▶ _SOURCE RECORDS_:
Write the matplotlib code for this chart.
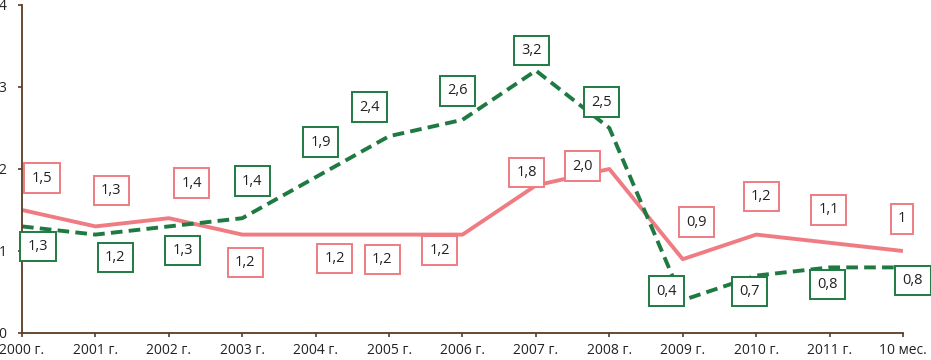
* * *
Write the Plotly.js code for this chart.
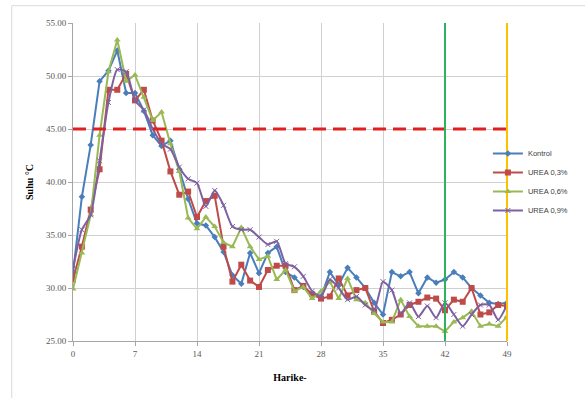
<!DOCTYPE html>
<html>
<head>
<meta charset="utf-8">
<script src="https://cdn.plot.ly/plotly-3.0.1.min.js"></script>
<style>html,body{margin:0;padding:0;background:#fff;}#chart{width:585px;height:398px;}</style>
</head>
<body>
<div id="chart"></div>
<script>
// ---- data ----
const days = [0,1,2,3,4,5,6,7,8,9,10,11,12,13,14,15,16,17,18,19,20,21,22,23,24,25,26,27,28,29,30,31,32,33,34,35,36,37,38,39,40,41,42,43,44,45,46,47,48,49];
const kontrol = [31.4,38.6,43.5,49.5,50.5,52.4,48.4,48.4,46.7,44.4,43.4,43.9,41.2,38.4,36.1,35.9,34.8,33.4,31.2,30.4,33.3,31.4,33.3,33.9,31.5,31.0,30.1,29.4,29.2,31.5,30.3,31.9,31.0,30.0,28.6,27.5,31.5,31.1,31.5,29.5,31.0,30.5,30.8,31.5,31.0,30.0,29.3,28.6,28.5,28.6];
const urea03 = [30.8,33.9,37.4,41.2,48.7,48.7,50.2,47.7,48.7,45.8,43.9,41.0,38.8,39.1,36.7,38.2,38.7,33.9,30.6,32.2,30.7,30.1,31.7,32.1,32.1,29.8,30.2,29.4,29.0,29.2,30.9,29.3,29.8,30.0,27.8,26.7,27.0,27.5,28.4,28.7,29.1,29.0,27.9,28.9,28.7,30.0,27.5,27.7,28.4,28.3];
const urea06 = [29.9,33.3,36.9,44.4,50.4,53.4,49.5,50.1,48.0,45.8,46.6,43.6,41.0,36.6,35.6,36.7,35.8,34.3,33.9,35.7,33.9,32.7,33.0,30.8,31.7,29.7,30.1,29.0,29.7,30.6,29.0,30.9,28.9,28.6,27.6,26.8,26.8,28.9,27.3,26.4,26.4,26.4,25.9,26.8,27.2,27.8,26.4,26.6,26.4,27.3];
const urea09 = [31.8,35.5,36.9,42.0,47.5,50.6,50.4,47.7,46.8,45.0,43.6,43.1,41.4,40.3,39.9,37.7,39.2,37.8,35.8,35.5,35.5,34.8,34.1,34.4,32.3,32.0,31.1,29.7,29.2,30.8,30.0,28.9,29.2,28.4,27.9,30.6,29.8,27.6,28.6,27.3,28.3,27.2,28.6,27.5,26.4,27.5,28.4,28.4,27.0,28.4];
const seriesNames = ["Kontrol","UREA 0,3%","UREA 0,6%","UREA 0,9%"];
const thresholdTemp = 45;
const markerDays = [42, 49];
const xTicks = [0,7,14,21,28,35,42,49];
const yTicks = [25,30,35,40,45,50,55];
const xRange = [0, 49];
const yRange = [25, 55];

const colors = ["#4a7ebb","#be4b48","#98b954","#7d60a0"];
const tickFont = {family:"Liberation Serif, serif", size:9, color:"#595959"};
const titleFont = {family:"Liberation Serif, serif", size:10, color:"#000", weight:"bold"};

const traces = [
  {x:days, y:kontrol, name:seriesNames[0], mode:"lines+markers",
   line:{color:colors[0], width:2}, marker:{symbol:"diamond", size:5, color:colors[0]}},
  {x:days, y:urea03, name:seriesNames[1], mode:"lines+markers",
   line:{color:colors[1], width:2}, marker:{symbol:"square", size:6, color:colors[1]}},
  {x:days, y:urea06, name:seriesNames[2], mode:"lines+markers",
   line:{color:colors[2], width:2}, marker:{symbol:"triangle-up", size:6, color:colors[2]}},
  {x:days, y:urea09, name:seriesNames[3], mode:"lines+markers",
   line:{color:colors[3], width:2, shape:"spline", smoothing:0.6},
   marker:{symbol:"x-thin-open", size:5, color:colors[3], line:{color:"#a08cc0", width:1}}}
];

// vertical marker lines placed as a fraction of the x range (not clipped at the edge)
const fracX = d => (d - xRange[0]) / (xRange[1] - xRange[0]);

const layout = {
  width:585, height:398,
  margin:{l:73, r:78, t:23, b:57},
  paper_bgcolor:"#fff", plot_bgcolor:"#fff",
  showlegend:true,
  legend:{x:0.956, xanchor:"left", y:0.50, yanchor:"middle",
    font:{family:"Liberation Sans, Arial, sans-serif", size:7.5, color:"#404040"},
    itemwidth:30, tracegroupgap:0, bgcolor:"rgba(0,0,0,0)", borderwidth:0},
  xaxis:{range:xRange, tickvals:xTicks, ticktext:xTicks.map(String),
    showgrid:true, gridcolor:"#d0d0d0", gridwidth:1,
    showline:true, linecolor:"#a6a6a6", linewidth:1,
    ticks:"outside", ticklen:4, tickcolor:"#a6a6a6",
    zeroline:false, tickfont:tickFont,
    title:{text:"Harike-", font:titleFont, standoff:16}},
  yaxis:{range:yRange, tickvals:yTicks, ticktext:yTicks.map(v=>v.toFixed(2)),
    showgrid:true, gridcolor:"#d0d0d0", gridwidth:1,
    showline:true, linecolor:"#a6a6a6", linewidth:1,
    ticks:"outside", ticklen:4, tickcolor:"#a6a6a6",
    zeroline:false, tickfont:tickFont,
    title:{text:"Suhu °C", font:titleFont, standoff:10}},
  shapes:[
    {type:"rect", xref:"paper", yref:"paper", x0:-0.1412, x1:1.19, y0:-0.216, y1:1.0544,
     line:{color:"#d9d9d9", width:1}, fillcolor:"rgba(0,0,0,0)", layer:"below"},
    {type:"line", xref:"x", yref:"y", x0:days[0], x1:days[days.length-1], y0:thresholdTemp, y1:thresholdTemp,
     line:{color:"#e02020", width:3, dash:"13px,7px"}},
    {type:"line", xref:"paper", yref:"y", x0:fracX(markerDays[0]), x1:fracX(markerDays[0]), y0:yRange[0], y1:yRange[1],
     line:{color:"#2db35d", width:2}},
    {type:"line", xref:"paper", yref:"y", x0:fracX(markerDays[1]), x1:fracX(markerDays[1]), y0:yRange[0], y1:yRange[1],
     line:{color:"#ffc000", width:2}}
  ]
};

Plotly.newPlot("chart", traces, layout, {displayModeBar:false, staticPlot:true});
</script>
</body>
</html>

▶ _STATED EXERCISE_:
Make a copy of each line that contains the string "Write".

▶ _FINAL RESULT_:
Write the matplotlib code for this chart.
Write the Plotly.js code for this chart.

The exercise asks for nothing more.